Sen. Sue Rezin | Facebook
Sen. Sue Rezin | Facebook
State Sen. Sue Rezin (R-Morris) wonders when voters will finally tire of all Gov. J.B. Pritzker’s inconsistences in establishing the voice of their communities.
“He has now broken his promise to the people of Illinois twice,” Rezin recently posted on Twitter. “It’s not déjà vu. Gov. Pritzker did sign politician-drawn legislative maps.”
The newly redrawn maps signed by the governor in September are set to be used in elections for the next decade.

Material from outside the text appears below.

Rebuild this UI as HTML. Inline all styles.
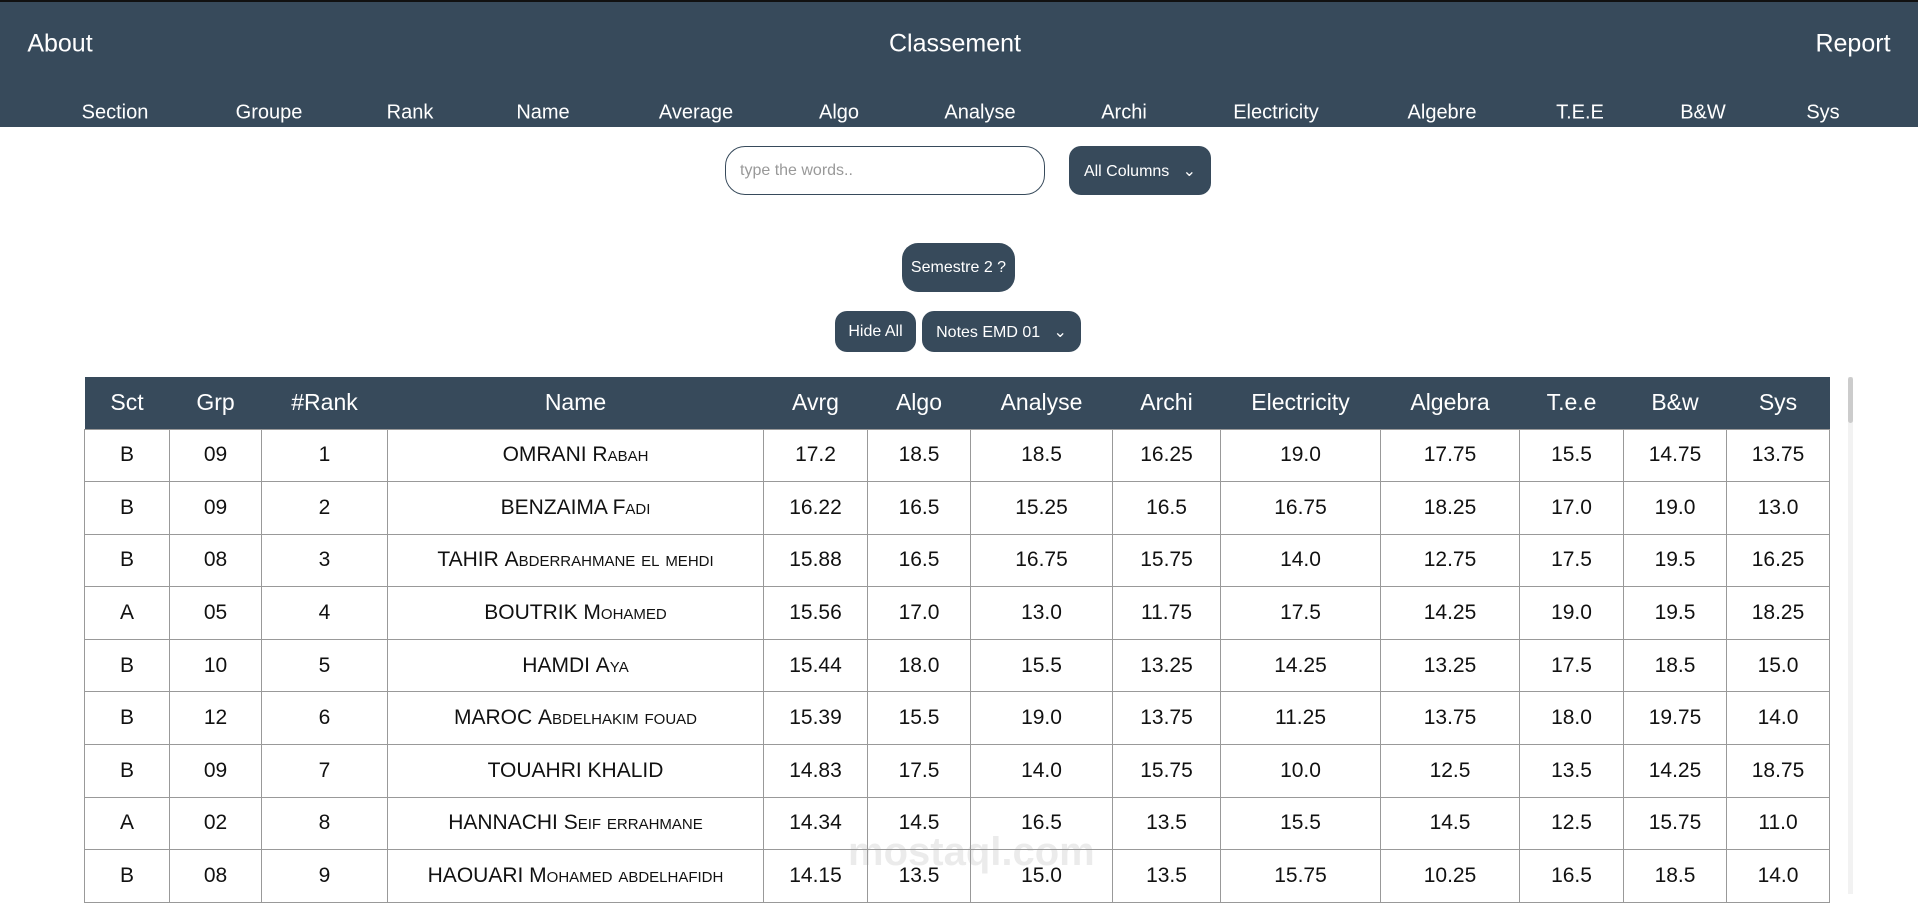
<!DOCTYPE html>
<html><head><meta charset="utf-8">
<style>
*{box-sizing:border-box;margin:0;padding:0}
body{width:1918px;height:894px;overflow:hidden;background:#fff;font-family:"Liberation Sans",sans-serif;position:relative}
#hdr{position:absolute;left:0;top:0;width:1918px;height:127px;background:#374a5b;border-top:2px solid #111}
.t{position:absolute;color:#fff;white-space:nowrap;transform:translate(-50%,-50%)}
.nav{font-size:20px;top:111px}
.big{font-size:25px;top:42px}
.btn{position:absolute;background:#374a5b;color:#fff;font-size:16px;display:flex;align-items:center;justify-content:center}
table{position:absolute;left:84px;top:377px;border-collapse:collapse;table-layout:fixed;width:1745px}
th{background:#374a5b;color:#fff;font-weight:normal;font-size:23px;height:52px}
td{border:1px solid #999;text-align:center;font-size:21px;color:#111;height:52.6px}
.sc{font-variant:small-caps}
</style></head><body>
<div id="hdr">
<div class="t big" style="left:60px">About</div>
<div class="t big" style="left:955px">Classement</div>
<div class="t big" style="left:1853px">Report</div>
<div class="t nav" style="left:115px">Section</div>
<div class="t nav" style="left:269px">Groupe</div>
<div class="t nav" style="left:410px">Rank</div>
<div class="t nav" style="left:543px">Name</div>
<div class="t nav" style="left:696px">Average</div>
<div class="t nav" style="left:839px">Algo</div>
<div class="t nav" style="left:980px">Analyse</div>
<div class="t nav" style="left:1124px">Archi</div>
<div class="t nav" style="left:1276px">Electricity</div>
<div class="t nav" style="left:1442px">Algebre</div>
<div class="t nav" style="left:1580px">T.E.E</div>
<div class="t nav" style="left:1703px">B&amp;W</div>
<div class="t nav" style="left:1823px">Sys</div>
</div>
<div style="position:absolute;left:725px;top:146px;width:320px;height:49px;border:1.5px solid #374a5b;border-radius:20px;color:#999;font-size:16px;padding:15px 14px">type the words..</div>
<div class="btn" style="left:1069px;top:146px;width:142px;height:49px;border-radius:12px">All Columns&nbsp;&nbsp;&nbsp;⌄</div>
<div class="btn" style="left:902px;top:243px;width:113px;height:49px;border-radius:16px">Semestre 2 ?</div>
<div class="btn" style="left:835px;top:311px;width:81px;height:41px;border-radius:12px">Hide All</div>
<div class="btn" style="left:922px;top:311px;width:159px;height:41px;border-radius:12px">Notes EMD 01&nbsp;&nbsp;&nbsp;⌄</div>
<div style="position:absolute;left:1848px;top:377px;width:5px;height:517px;background:#f2f2f2"><div style="width:5px;height:46px;background:#ccc;border-radius:3px"></div></div>
<div style="position:absolute;left:848px;top:830px;color:rgba(0,0,0,0.08);font-size:40px;font-weight:bold">mostaql.com</div>
<table>
<colgroup><col style="width:85px"><col style="width:92px"><col style="width:126px"><col style="width:376px"><col style="width:104px"><col style="width:103px"><col style="width:142px"><col style="width:108px"><col style="width:160px"><col style="width:139px"><col style="width:104px"><col style="width:103px"><col style="width:103px"></colgroup>
<thead><tr><th>Sct</th><th>Grp</th><th>#Rank</th><th>Name</th><th>Avrg</th><th>Algo</th><th>Analyse</th><th>Archi</th><th>Electricity</th><th>Algebra</th><th>T.e.e</th><th>B&amp;w</th><th>Sys</th></tr></thead>
<tbody id="tb"></tbody></table>
<script>
const rows=[
["B","09","1","OMRANI","Rabah","17.2","18.5","18.5","16.25","19.0","17.75","15.5","14.75","13.75"],
["B","09","2","BENZAIMA","Fadi","16.22","16.5","15.25","16.5","16.75","18.25","17.0","19.0","13.0"],
["B","08","3","TAHIR","Abderrahmane el mehdi","15.88","16.5","16.75","15.75","14.0","12.75","17.5","19.5","16.25"],
["A","05","4","BOUTRIK","Mohamed","15.56","17.0","13.0","11.75","17.5","14.25","19.0","19.5","18.25"],
["B","10","5","HAMDI","Aya","15.44","18.0","15.5","13.25","14.25","13.25","17.5","18.5","15.0"],
["B","12","6","MAROC","Abdelhakim fouad","15.39","15.5","19.0","13.75","11.25","13.75","18.0","19.75","14.0"],
["B","09","7","TOUAHRI","KHALID","14.83","17.5","14.0","15.75","10.0","12.5","13.5","14.25","18.75"],
["A","02","8","HANNACHI","Seif errahmane","14.34","14.5","16.5","13.5","15.5","14.5","12.5","15.75","11.0"],
["B","08","9","HAOUARI","Mohamed abdelhafidh","14.15","13.5","15.0","13.5","15.75","10.25","16.5","18.5","14.0"]];
const tb=document.getElementById('tb');
rows.forEach((r,i)=>{
const tr=document.createElement('tr');


const cells=[r[0],r[1],r[2],null].concat(r.slice(5));
cells.forEach((c,j)=>{
const td=document.createElement('td');
if(c===null){td.innerHTML=r[3]+' <span class="sc">'+r[4]+'</span>';}else td.textContent=c;
tr.appendChild(td);});
tb.appendChild(tr);});
</script>
</body></html>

Democrats revised previously drawn maps they had passed earlier this summer after legal challenges from Republican lawmakers and the Mexican American Legal Defense and Educational Fund on the grounds they were unconstitutional because they were based on numbers from the American Community Survey rather than the 2020 U.S. Census, which had been delayed by the COVID-19 pandemic.
Acting on the maps before a late June deadline assured Democrats of being able to stay in control of the process as opposed to running the risk of a bipartisan committee being convened to undertake the job.
Rezin isn’t the only Republican lawmaker taking issue with the way things have been handled, with state Rep. Jackie Haas (R-Kankakee) also deriding the 'sham' process back in September.
"Instead of shifting responsibility to a bipartisan commission, Democrats have fallen back on the same disingenuous process that produced the initial flawed maps last spring that now need to be re-done,” she posted on Facebook. “Hearings were held that were nothing short of a sham, a disingenuous effort that was intended to merely check a box, not to collect any real input from community groups on what the new map should look like.”
Republican state Rep. Jeff Keicher (R-Sycamore) is even more direct, insisting “politicians should not be drawing maps. Period."